In the data below, locate the line containing "Generate a component" and the line containing "import * as", then retype both and everything between them exactly. Pictures are not part of the copy.
# START OF Material for this exercise
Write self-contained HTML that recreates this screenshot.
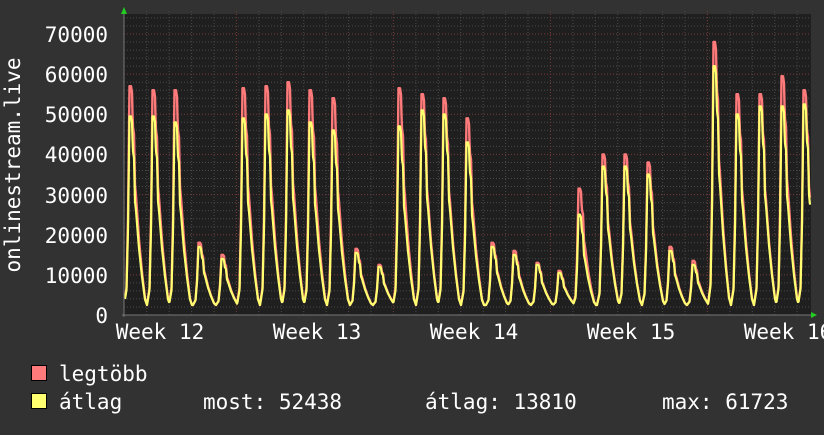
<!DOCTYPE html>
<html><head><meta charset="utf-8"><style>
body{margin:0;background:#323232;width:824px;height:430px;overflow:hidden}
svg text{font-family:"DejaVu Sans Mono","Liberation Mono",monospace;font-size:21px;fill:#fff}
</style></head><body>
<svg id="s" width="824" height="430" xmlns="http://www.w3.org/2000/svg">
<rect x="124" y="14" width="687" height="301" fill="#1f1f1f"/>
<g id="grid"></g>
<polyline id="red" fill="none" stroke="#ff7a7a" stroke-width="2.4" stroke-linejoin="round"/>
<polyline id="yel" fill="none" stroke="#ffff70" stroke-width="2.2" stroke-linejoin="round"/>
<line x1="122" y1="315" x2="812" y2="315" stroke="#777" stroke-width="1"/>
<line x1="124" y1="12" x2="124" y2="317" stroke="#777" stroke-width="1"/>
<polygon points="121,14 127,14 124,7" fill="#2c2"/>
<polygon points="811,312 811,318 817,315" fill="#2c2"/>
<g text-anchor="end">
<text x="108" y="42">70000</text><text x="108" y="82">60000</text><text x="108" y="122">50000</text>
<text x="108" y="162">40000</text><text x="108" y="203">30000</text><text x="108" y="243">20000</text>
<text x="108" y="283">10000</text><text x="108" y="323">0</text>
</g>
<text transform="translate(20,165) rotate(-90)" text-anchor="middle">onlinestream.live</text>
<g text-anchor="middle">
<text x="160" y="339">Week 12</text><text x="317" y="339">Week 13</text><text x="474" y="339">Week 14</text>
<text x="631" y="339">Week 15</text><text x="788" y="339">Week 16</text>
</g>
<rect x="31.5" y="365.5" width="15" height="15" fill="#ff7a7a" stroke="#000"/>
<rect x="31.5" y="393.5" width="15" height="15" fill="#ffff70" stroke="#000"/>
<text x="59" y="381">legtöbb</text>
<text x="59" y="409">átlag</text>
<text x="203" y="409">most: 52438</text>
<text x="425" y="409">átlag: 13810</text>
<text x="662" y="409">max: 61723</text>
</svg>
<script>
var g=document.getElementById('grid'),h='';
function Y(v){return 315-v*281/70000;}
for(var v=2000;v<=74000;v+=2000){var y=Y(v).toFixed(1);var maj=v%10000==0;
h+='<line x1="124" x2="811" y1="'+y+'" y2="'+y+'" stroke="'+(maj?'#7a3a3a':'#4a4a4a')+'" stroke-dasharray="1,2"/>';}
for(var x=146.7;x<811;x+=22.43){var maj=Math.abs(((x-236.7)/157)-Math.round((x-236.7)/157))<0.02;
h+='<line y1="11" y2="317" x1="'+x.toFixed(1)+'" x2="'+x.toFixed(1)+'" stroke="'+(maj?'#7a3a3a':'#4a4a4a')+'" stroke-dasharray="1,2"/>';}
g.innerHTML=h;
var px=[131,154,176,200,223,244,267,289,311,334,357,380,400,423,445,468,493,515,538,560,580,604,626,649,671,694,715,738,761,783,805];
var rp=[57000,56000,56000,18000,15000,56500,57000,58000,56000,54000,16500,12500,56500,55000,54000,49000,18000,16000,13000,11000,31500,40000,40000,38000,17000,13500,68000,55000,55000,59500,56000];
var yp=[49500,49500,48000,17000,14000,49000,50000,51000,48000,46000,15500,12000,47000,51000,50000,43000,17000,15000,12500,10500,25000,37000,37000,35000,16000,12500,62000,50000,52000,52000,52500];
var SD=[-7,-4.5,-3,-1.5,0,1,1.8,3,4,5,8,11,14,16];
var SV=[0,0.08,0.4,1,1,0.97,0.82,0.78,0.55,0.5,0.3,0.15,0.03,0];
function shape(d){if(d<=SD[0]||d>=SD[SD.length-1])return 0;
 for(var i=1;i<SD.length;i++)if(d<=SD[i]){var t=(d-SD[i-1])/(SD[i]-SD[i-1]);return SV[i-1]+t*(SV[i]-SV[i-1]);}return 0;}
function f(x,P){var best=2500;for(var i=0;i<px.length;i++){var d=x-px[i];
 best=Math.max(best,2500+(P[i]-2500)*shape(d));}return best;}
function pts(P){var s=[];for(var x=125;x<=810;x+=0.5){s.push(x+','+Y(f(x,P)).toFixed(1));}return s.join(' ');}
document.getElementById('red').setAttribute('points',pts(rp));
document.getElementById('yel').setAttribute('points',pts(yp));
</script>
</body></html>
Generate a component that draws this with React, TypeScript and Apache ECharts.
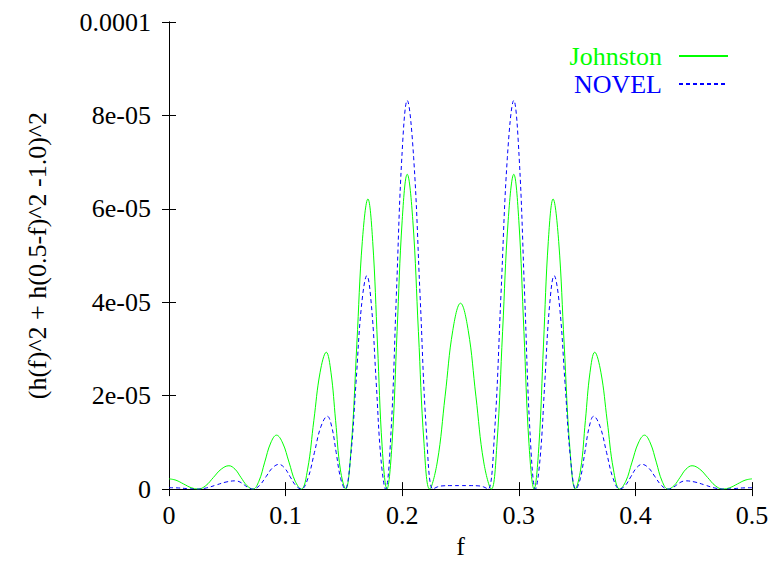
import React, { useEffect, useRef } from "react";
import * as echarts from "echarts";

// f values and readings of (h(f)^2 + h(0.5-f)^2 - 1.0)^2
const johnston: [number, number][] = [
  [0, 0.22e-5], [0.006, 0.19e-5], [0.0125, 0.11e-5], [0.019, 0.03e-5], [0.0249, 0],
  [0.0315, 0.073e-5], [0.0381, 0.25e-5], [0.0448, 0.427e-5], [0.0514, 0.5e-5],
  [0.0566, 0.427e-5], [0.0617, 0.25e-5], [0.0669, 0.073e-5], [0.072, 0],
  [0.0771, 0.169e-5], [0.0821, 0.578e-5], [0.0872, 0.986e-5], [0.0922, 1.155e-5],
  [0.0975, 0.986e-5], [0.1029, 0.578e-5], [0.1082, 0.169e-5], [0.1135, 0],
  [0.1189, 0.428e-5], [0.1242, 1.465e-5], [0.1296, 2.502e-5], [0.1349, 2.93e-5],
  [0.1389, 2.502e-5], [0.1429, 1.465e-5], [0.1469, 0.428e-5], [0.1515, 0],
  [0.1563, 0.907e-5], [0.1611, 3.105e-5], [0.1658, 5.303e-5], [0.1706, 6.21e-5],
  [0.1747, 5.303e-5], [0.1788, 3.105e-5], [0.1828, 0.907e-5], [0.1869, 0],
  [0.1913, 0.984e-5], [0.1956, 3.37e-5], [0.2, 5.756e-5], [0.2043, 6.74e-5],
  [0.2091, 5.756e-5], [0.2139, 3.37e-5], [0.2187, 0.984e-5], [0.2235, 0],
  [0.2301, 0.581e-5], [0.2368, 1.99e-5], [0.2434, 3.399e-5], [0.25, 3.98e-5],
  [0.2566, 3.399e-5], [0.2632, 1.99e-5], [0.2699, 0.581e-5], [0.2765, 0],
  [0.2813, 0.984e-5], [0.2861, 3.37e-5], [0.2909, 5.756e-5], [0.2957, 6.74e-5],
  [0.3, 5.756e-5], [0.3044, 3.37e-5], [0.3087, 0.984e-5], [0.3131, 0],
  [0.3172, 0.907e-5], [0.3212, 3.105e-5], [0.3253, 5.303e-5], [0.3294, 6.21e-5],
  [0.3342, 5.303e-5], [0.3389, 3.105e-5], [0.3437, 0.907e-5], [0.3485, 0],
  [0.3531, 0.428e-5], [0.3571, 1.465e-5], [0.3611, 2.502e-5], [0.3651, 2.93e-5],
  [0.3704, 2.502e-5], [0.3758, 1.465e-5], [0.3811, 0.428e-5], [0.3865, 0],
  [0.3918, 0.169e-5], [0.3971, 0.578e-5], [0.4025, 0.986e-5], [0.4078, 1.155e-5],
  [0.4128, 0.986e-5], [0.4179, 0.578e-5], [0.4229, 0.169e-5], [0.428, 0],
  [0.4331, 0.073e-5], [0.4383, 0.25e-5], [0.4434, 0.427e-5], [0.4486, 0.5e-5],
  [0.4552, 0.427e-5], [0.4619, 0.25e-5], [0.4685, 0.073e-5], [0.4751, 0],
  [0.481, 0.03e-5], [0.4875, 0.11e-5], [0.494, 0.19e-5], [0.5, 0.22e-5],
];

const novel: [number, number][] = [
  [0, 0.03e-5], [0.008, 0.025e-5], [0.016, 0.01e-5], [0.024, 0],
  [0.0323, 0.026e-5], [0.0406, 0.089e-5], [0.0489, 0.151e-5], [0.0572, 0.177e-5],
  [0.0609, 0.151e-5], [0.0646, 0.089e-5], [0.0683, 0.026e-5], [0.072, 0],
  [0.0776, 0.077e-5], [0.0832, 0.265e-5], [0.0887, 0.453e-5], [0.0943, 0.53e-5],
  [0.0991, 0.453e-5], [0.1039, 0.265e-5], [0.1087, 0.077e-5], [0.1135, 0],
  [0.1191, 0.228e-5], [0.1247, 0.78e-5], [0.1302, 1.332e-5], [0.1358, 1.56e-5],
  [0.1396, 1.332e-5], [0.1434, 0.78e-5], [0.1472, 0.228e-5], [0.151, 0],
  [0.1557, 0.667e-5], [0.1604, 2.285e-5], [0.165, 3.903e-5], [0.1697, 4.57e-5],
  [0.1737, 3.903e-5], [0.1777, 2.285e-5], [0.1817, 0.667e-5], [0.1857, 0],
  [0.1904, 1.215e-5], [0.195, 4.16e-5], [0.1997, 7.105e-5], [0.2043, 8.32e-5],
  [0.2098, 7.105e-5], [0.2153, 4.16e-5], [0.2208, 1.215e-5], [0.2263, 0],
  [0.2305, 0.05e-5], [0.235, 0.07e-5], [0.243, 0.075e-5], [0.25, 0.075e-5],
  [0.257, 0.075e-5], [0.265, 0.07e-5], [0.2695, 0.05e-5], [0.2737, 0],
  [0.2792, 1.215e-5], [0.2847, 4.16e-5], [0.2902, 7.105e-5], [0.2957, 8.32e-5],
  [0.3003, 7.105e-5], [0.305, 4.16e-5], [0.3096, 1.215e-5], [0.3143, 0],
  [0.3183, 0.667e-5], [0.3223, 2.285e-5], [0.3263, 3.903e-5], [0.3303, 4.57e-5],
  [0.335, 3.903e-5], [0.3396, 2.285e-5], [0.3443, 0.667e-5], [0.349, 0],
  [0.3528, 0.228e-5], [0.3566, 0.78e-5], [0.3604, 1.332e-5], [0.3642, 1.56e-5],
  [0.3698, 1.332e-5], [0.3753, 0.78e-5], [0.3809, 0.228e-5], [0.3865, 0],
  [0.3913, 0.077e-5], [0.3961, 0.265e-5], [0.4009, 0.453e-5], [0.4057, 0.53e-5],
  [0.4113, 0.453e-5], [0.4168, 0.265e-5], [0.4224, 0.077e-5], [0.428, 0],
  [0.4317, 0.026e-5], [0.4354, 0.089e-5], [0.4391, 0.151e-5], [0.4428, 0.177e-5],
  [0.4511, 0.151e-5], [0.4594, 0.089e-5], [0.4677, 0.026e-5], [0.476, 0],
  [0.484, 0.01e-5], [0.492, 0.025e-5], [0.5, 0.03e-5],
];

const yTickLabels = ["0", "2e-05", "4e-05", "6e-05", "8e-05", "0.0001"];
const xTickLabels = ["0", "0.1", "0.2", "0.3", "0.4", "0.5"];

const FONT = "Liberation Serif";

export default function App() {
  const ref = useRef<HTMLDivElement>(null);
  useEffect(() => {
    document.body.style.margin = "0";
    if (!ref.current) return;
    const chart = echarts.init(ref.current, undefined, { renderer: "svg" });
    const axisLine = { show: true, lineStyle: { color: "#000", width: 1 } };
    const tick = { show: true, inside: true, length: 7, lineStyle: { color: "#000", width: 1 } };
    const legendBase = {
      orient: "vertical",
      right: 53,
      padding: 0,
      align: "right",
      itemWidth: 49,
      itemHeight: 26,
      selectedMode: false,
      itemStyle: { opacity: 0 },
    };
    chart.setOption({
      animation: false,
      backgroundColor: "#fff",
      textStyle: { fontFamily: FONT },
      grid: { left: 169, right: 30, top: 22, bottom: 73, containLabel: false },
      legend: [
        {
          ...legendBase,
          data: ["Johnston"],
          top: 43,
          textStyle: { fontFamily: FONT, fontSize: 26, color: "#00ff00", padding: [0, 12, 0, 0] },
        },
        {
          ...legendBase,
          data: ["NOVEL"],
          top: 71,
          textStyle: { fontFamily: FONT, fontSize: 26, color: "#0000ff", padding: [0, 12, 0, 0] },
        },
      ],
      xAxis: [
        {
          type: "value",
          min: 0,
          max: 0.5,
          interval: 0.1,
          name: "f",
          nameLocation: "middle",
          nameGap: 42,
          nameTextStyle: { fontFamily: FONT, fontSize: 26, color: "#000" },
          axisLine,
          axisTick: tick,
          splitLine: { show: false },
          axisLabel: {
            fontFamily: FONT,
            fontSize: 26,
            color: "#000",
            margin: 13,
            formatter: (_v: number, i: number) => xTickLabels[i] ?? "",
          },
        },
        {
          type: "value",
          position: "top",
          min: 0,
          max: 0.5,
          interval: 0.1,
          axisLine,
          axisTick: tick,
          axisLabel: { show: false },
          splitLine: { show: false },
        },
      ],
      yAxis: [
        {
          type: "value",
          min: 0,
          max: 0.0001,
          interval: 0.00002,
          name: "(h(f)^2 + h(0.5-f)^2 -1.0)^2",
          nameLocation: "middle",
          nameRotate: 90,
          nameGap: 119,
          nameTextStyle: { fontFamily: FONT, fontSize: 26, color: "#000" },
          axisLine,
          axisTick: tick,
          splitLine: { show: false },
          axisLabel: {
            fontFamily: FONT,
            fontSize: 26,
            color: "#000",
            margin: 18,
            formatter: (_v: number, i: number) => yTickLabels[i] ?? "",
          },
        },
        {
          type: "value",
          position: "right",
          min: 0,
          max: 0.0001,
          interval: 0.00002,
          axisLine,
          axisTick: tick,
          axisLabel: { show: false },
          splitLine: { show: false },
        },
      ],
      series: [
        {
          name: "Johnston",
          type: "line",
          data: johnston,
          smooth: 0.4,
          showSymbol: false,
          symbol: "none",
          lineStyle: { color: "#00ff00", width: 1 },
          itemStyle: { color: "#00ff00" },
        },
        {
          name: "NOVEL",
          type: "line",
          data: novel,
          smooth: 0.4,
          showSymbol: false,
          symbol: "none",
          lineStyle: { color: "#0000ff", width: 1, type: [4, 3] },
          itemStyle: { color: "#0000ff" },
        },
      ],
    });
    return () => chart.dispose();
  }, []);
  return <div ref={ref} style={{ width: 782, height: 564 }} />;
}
# END OF Material for this exercise
Solution to this problem |
Generate a component that draws this with React, TypeScript and Apache ECharts.
import React, { useEffect, useRef } from "react";
import * as echarts from "echarts";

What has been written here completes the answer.